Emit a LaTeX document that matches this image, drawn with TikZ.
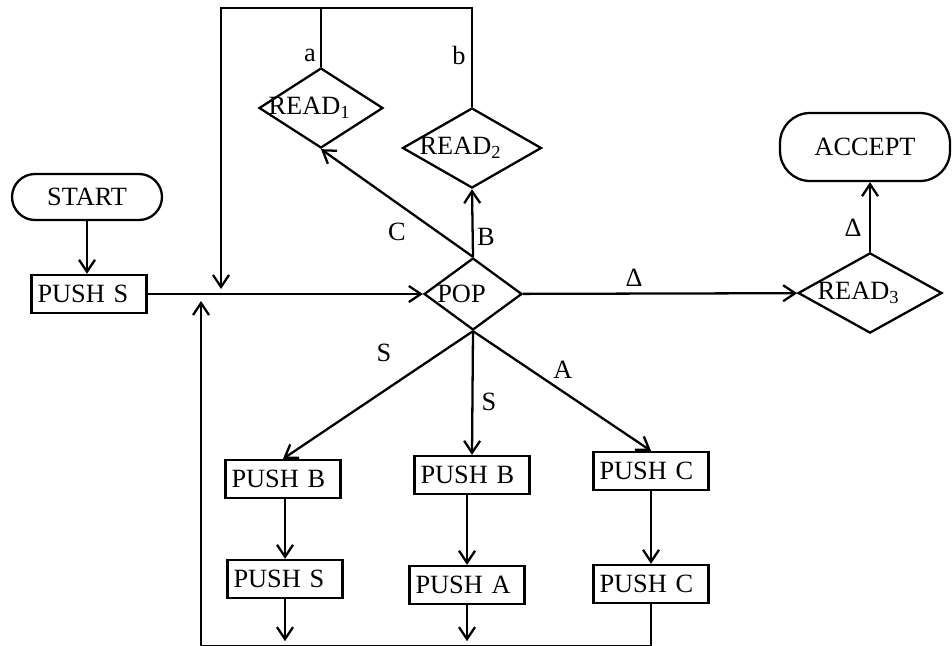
\documentclass[tikz,border=0pt]{standalone}
\usepackage{fontspec}
\setmainfont{Liberation Serif}
\usetikzlibrary{arrows.meta,shapes.geometric}

\tikzset{
  stadium/.style={draw, rounded corners=0.46cm, minimum width=3cm, minimum height=0.92cm},
  pushbox/.style={draw, text width=2.06cm, align=left, inner xsep=0.12cm, minimum height=0.76cm},
  decide/.style={draw, diamond, inner sep=0pt, execute at begin node={\hspace*{-0.46cm}}},
  lbl/.style={inner sep=0pt}
}

\begin{document}
\begin{tikzpicture}[x=0.02cm,y=-0.02cm,line width=1.3pt,
  >={Straight Barb[length=2.4mm,width=3.2mm]},font=\fontsize{15}{17}\selectfont]
\useasboundingbox (0,0) rectangle (952,645);
% ---------- nodes ----------
\node[stadium] (start) at (87,197) {START};
\node[pushbox] (pushS) at (89,294) {PUSH S};
\node[decide, minimum width=1.96cm, minimum height=1.44cm] (pop) at (473,294) {POP};
\node[decide, minimum width=2.48cm, minimum height=1.4cm] (readA) at (321,108) {READ\textsubscript{1}};
\node[decide, minimum width=2.78cm, minimum height=1.46cm] (readB) at (472,148) {READ\textsubscript{2}};
\node[decide, minimum width=2.88cm, minimum height=1.48cm] (readC) at (870,293) {READ\textsubscript{3}};
\node[stadium, minimum width=3.4cm, minimum height=1.36cm, rounded corners=0.6cm] (accept) at (865,147) {ACCEPT};
\node[pushbox] (pushB1) at (283,479) {PUSH B};
\node[pushbox] (pushS2) at (285,579) {PUSH S};
\node[pushbox] (pushB2) at (472,475) {PUSH B};
\node[pushbox] (pushA) at (467,585) {PUSH A};
\node[pushbox] (pushC1) at (651,471) {PUSH C};
\node[pushbox] (pushC2) at (651,584) {PUSH C};
% ---------- loop points ----------
\coordinate (topL) at (221,8);
\coordinate (inA) at (221,289);
\coordinate (inB) at (201,301);
\coordinate (botL) at (201,646);
% ---------- connectors ----------
\draw[->] (start.south) -- (start.south |- pushS.north);
\draw[->] (pushS) -- (pop);
\draw[->] (pop.north) -- (readA.south);
\draw[->] (pop.north) -- (readB.south);
\draw[->] (pop) -- (readC);
\draw[->] (readC.north) -- (readC.north |- accept.south);
\draw[->] (pop.south) -- (pushB1.north);
\draw[->] (pop.south) -- (pushB2.north);
\draw[->] (pop.south) -- (pushC1.north);
\draw[->] (pushS2.north |- pushB1.south) -- (pushS2.north);
\draw[->] (pushA.north |- pushB2.south) -- (pushA.north);
\draw[->] (pushC1) -- (pushC2);
% back to POP from the top
\draw (readA.north) -- (readA.north |- topL);
\draw[->] (readB.north) |- (topL) -- (inA);
% back to POP from the bottom
\draw[->] (pushS2.south) -- ++(0,42);
\draw[->] (pushA.south) -- ++(0,36);
\draw[->] (pushC2.south) |- (botL) -- (inB);
% ---------- labels ----------
\node[lbl] (la) at (310,55) {a};
\node[lbl] (lb) at (459,55) {b};
\node[lbl] (lC) at (397,232) {C};
\node[lbl] (lB) at (486,237) {B};
\node[lbl] (lD1) at (634,278) {Δ};
\node[lbl] (lD2) at (853,228) {Δ};
\node[lbl] (lS1) at (384,353) {S};
\node[lbl] (lS2) at (489,402) {S};
\node[lbl] (lA) at (563,370) {A};
\end{tikzpicture}
\end{document}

....................

_Instruction_
Give every line back word for word and leave the pictures out.

_Written reply_
Emit a LaTeX document that matches this image, drawn with TikZ.
\documentclass[tikz,border=0pt]{standalone}
\usepackage{fontspec}
\setmainfont{Liberation Serif}
\usetikzlibrary{arrows.meta,shapes.geometric}

\tikzset{
  stadium/.style={draw, rounded corners=0.46cm, minimum width=3cm, minimum height=0.92cm},
  pushbox/.style={draw, text width=2.06cm, align=left, inner xsep=0.12cm, minimum height=0.76cm},
  decide/.style={draw, diamond, inner sep=0pt, execute at begin node={\hspace*{-0.46cm}}},
  lbl/.style={inner sep=0pt}
}

\begin{document}
\begin{tikzpicture}[x=0.02cm,y=-0.02cm,line width=1.3pt,
  >={Straight Barb[length=2.4mm,width=3.2mm]},font=\fontsize{15}{17}\selectfont]
\useasboundingbox (0,0) rectangle (952,645);
% ---------- nodes ----------
\node[stadium] (start) at (87,197) {START};
\node[pushbox] (pushS) at (89,294) {PUSH S};
\node[decide, minimum width=1.96cm, minimum height=1.44cm] (pop) at (473,294) {POP};
\node[decide, minimum width=2.48cm, minimum height=1.4cm] (readA) at (321,108) {READ\textsubscript{1}};
\node[decide, minimum width=2.78cm, minimum height=1.46cm] (readB) at (472,148) {READ\textsubscript{2}};
\node[decide, minimum width=2.88cm, minimum height=1.48cm] (readC) at (870,293) {READ\textsubscript{3}};
\node[stadium, minimum width=3.4cm, minimum height=1.36cm, rounded corners=0.6cm] (accept) at (865,147) {ACCEPT};
\node[pushbox] (pushB1) at (283,479) {PUSH B};
\node[pushbox] (pushS2) at (285,579) {PUSH S};
\node[pushbox] (pushB2) at (472,475) {PUSH B};
\node[pushbox] (pushA) at (467,585) {PUSH A};
\node[pushbox] (pushC1) at (651,471) {PUSH C};
\node[pushbox] (pushC2) at (651,584) {PUSH C};
% ---------- loop points ----------
\coordinate (topL) at (221,8);
\coordinate (inA) at (221,289);
\coordinate (inB) at (201,301);
\coordinate (botL) at (201,646);
% ---------- connectors ----------
\draw[->] (start.south) -- (start.south |- pushS.north);
\draw[->] (pushS) -- (pop);
\draw[->] (pop.north) -- (readA.south);
\draw[->] (pop.north) -- (readB.south);
\draw[->] (pop) -- (readC);
\draw[->] (readC.north) -- (readC.north |- accept.south);
\draw[->] (pop.south) -- (pushB1.north);
\draw[->] (pop.south) -- (pushB2.north);
\draw[->] (pop.south) -- (pushC1.north);
\draw[->] (pushS2.north |- pushB1.south) -- (pushS2.north);
\draw[->] (pushA.north |- pushB2.south) -- (pushA.north);
\draw[->] (pushC1) -- (pushC2);
% back to POP from the top
\draw (readA.north) -- (readA.north |- topL);
\draw[->] (readB.north) |- (topL) -- (inA);
% back to POP from the bottom
\draw[->] (pushS2.south) -- ++(0,42);
\draw[->] (pushA.south) -- ++(0,36);
\draw[->] (pushC2.south) |- (botL) -- (inB);
% ---------- labels ----------
\node[lbl] (la) at (310,55) {a};
\node[lbl] (lb) at (459,55) {b};
\node[lbl] (lC) at (397,232) {C};
\node[lbl] (lB) at (486,237) {B};
\node[lbl] (lD1) at (634,278) {Δ};
\node[lbl] (lD2) at (853,228) {Δ};
\node[lbl] (lS1) at (384,353) {S};
\node[lbl] (lS2) at (489,402) {S};
\node[lbl] (lA) at (563,370) {A};
\end{tikzpicture}
\end{document}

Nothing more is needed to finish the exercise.